## Aim of the task
Your task is to repeat the lines from the line with "Recreate this image" to the line with "offsets = [-(BAR_W + GAP / 2), GAP / 2]", both ends included, and nothing else. Pictures stay out of the copy.

## Rows from a dataset

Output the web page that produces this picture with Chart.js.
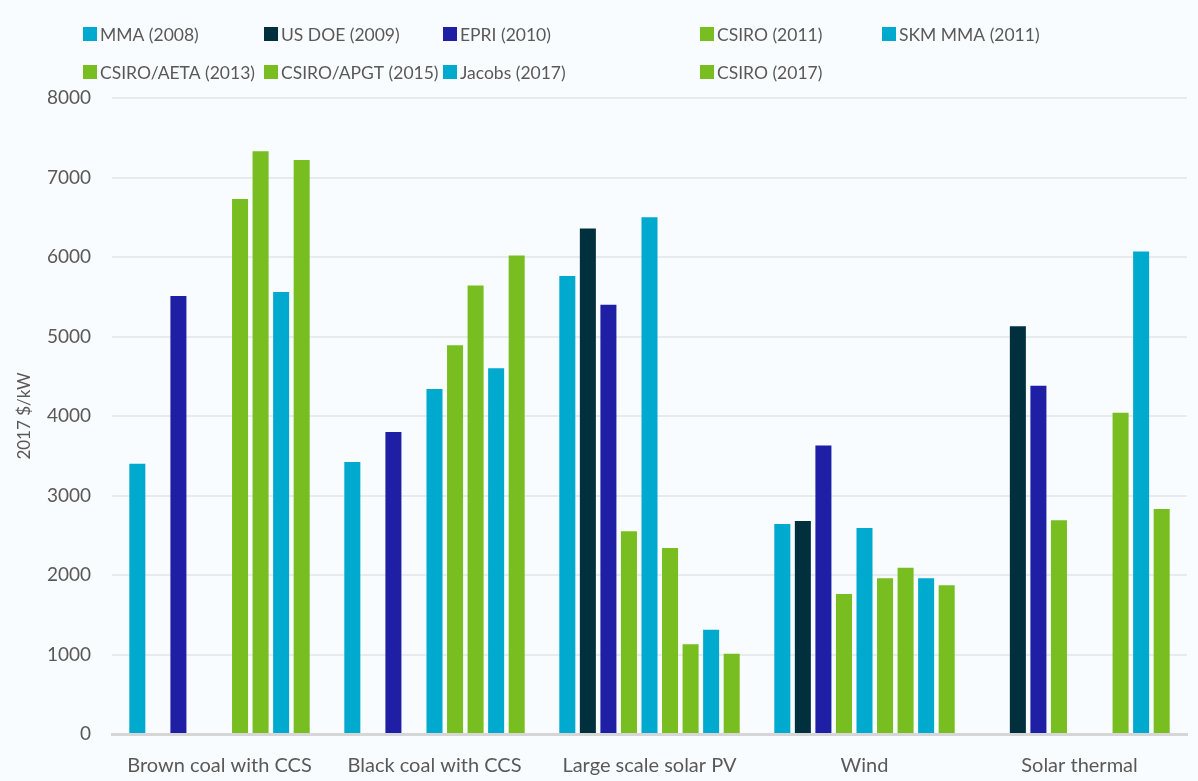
<!DOCTYPE html>
<html>
<head>
<meta charset="utf-8">
<script src="https://cdn.jsdelivr.net/npm/chart.js@4.4.1/dist/chart.umd.min.js"></script>
<style>
  html, body { margin: 0; padding: 0; background: #F9FCFE; }
  #wrap { width: 1198px; height: 781px; }
</style>
</head>
<body>
<div id="wrap"><canvas id="c" width="1198" height="781"></canvas></div>
<script>
// ---- Data ----
const categories = ['Brown coal with CCS', 'Black coal with CCS', 'Large scale solar PV', 'Wind', 'Solar thermal'];
const seriesNames = ['MMA (2008)', 'US DOE (2009)', 'EPRI (2010)', 'CSIRO (2011)', 'SKM MMA (2011)',
                     'CSIRO/AETA (2013)', 'CSIRO/APGT (2015)', 'Jacobs (2017)', 'CSIRO (2017)'];
const mma2008   = [3400, 3420, 5760, 2640, null];
const usdoe2009 = [null, null, 6360, 2680, 5130];
const epri2010  = [5510, 3800, 5400, 3630, 4380];
const csiro2011 = [null, null, 2550, 1760, 2690];
const skm2011   = [null, 4340, 6500, 2590, null];
const aeta2013  = [6730, 4890, 2340, 1960, null];
const apgt2015  = [7330, 5640, 1130, 2090, 4040];
const jacobs2017= [5560, 4600, 1310, 1960, 6070];
const csiro2017 = [7220, 6020, 1010, 1870, 2830];
const yTicks = [0, 1000, 2000, 3000, 4000, 5000, 6000, 7000, 8000];
const yTitle = '2017 $/kW';

// ---- Styles ----
const CYAN = '#00A9CE', DARK = '#00303D', NAVY = '#1F1FA6', GREEN = '#78BE21';
const seriesColors = [CYAN, DARK, NAVY, GREEN, CYAN, GREEN, GREEN, CYAN, GREEN];
const seriesValues = [mma2008, usdoe2009, epri2010, csiro2011, skm2011, aeta2013, apgt2015, jacobs2017, csiro2017];
const TEXT = '#595959';
const FONT = 'Lato, "Open Sans", sans-serif';

// legend layout (column lefts / row centres in px)
const LEGEND_LAYOUT = { cols: [83, 264, 443, 700, 882], rows: [34, 72], perRow: 5, box: 14, gap: 3, size: 17.5 };

const bgPlugin = {
  id: 'bg',
  beforeDraw(chart) {
    const ctx = chart.ctx;
    ctx.save();
    ctx.fillStyle = '#F9FCFE';
    ctx.fillRect(0, 0, chart.width, chart.height);
    ctx.restore();
  }
};

const gridLegend = {
  id: 'gridLegend',
  afterDraw(chart) {
    const ctx = chart.ctx;
    const L = LEGEND_LAYOUT;
    ctx.save();
    ctx.font = L.size + 'px ' + FONT;
    ctx.textBaseline = 'middle';
    ctx.textAlign = 'left';
    chart.data.datasets.forEach((ds, i) => {
      const col = i % L.perRow, row = Math.floor(i / L.perRow);
      const x = L.cols[col], y = L.rows[row];
      ctx.fillStyle = ds.backgroundColor;
      ctx.fillRect(x, y - L.box / 2, L.box, L.box);
      ctx.fillStyle = TEXT;
      ctx.fillText(ds.label, x + L.box + L.gap, y + 1);
    });
    ctx.restore();
  }
};

const datasets = seriesNames.map((name, i) => ({
  label: name,
  data: seriesValues[i],
  backgroundColor: seriesColors[i],
  borderWidth: 0,
  categoryPercentage: 0.86,
  barPercentage: 0.78
}));

new Chart(document.getElementById('c'), {
  type: 'bar',
  data: { labels: categories, datasets },
  plugins: [bgPlugin, gridLegend],
  options: {
    responsive: false,
    animation: false,
    devicePixelRatio: 1,
    layout: { padding: { top: 98, right: 11, left: 0, bottom: 0 } },
    plugins: {
      legend: { display: false },
      tooltip: { enabled: false }
    },
    scales: {
      x: {
        grid: { display: false, drawTicks: false },
        border: { display: true, color: '#D6D6D6', width: 3 },
        ticks: { color: TEXT, font: { family: FONT, size: 20 }, padding: 20, maxRotation: 0 },
        afterFit(s) { s.height = 47; }
      },
      y: {
        min: 0, max: 8000,
        afterBuildTicks(s) { s.ticks = yTicks.map(v => ({ value: v })); },
        grid: { color: '#E9EAEC', lineWidth: 2, drawTicks: false },
        border: { display: false },
        ticks: { color: TEXT, font: { family: FONT, size: 19 }, padding: 21, callback: v => String(v) },
        title: { display: true, text: yTitle, color: TEXT, font: { family: FONT, size: 17 }, padding: { top: 14, bottom: 0 } },
        afterFit(s) { s.width = 112; }
      }
    }
  }
});
</script>
</body>
</html>
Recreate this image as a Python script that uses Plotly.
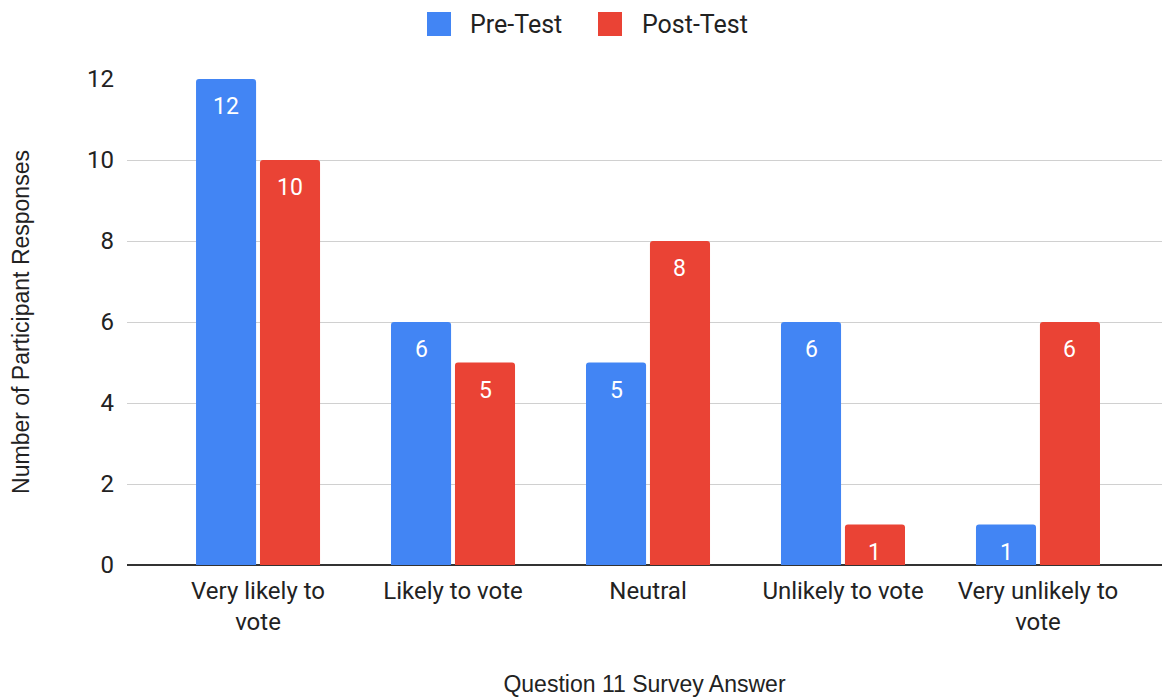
import plotly.graph_objects as go

categories = ["Very likely to<br>vote", "Likely to vote", "Neutral", "Unlikely to vote", "Very unlikely to<br>vote"]
pre_test = [12, 6, 5, 6, 1]
post_test = [10, 5, 8, 1, 6]
y_ticks = [0, 2, 4, 6, 8, 10, 12]
series = [("Pre-Test", pre_test, "#4285F4"), ("Post-Test", post_test, "#EA4335")]

TEXT = "#222222"
TICK_FONT = dict(family="Roboto, Arial, sans-serif", size=24, color=TEXT)
TITLE_FONT = dict(family="Liberation Sans, Arial, sans-serif", size=23, color=TEXT)
LABEL_FONT = dict(family="Roboto, Arial, sans-serif", size=23, color="white")

# bar geometry in category units: two bars per category with a thin gap
BAR_W = 0.308
GAP = 0.02
offsets = [-(BAR_W + GAP / 2), GAP / 2]

xs = list(range(len(categories)))
fig = go.Figure()
annotations = []
for (name, vals, color), off in zip(series, offsets):
    fig.add_trace(go.Bar(
        x=xs, y=vals, name=name, width=BAR_W, offset=off,
        marker=dict(color=color, line=dict(width=0), cornerradius=3),
        showlegend=False, hoverinfo="x+y",
    ))
    for xi, v in zip(xs, vals):
        annotations.append(dict(
            x=xi + off + BAR_W / 2, y=v, xref="x", yref="y",
            text=str(v), showarrow=False, font=LABEL_FONT,
            yanchor="top", yshift=-12,
        ))

# legend: colour swatches with their labels above the plot
legend_items = [("Pre-Test", "#4285F4", 427, 468), ("Post-Test", "#EA4335", 598, 640)]
shapes = []
for name, color, sx, tx in legend_items:
    shapes.append(dict(
        type="rect", xref="paper", yref="paper",
        x0=(sx - 127) / 1035, x1=(sx + 24 - 127) / 1035,
        y0=(565 - 36) / 486, y1=(565 - 12) / 486,
        fillcolor=color, line=dict(width=0), layer="above",
    ))
    annotations.append(dict(
        x=(tx - 127) / 1035, y=(565 - 24) / 486, xref="paper", yref="paper",
        text=name, showarrow=False, xanchor="left", yanchor="middle",
        font=dict(family="Roboto, Arial, sans-serif", size=25, color=TEXT),
    ))

fig.update_layout(
    width=1162, height=698,
    margin=dict(l=127, r=0, t=79, b=133),
    paper_bgcolor="white", plot_bgcolor="white",
    showlegend=False,
    annotations=annotations, shapes=shapes,
)
fig.update_xaxes(
    tickmode="array", tickvals=xs, ticktext=categories,
    range=[-0.672, 4.636], tickfont=TICK_FONT, showgrid=False,
    showline=False, zeroline=False, ticklabelstandoff=9,
    title=dict(text="Question 11 Survey Answer", font=TITLE_FONT, standoff=40),
    automargin=False,
)
fig.update_yaxes(
    range=[0, 12], tickvals=y_ticks, tickfont=TICK_FONT,
    showgrid=True, gridcolor="#D0D0D0", gridwidth=1,
    zeroline=True, zerolinecolor="#333333", zerolinewidth=2,
    ticklabelstandoff=12,
    title=dict(text="Number of Participant Responses", font=TITLE_FONT, standoff=50),
    automargin=False,
)

fig.write_html("out.html")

## Worked answer
Recreate this image as a Python script that uses Plotly.
import plotly.graph_objects as go

categories = ["Very likely to<br>vote", "Likely to vote", "Neutral", "Unlikely to vote", "Very unlikely to<br>vote"]
pre_test = [12, 6, 5, 6, 1]
post_test = [10, 5, 8, 1, 6]
y_ticks = [0, 2, 4, 6, 8, 10, 12]
series = [("Pre-Test", pre_test, "#4285F4"), ("Post-Test", post_test, "#EA4335")]

TEXT = "#222222"
TICK_FONT = dict(family="Roboto, Arial, sans-serif", size=24, color=TEXT)
TITLE_FONT = dict(family="Liberation Sans, Arial, sans-serif", size=23, color=TEXT)
LABEL_FONT = dict(family="Roboto, Arial, sans-serif", size=23, color="white")

# bar geometry in category units: two bars per category with a thin gap
BAR_W = 0.308
GAP = 0.02
offsets = [-(BAR_W + GAP / 2), GAP / 2]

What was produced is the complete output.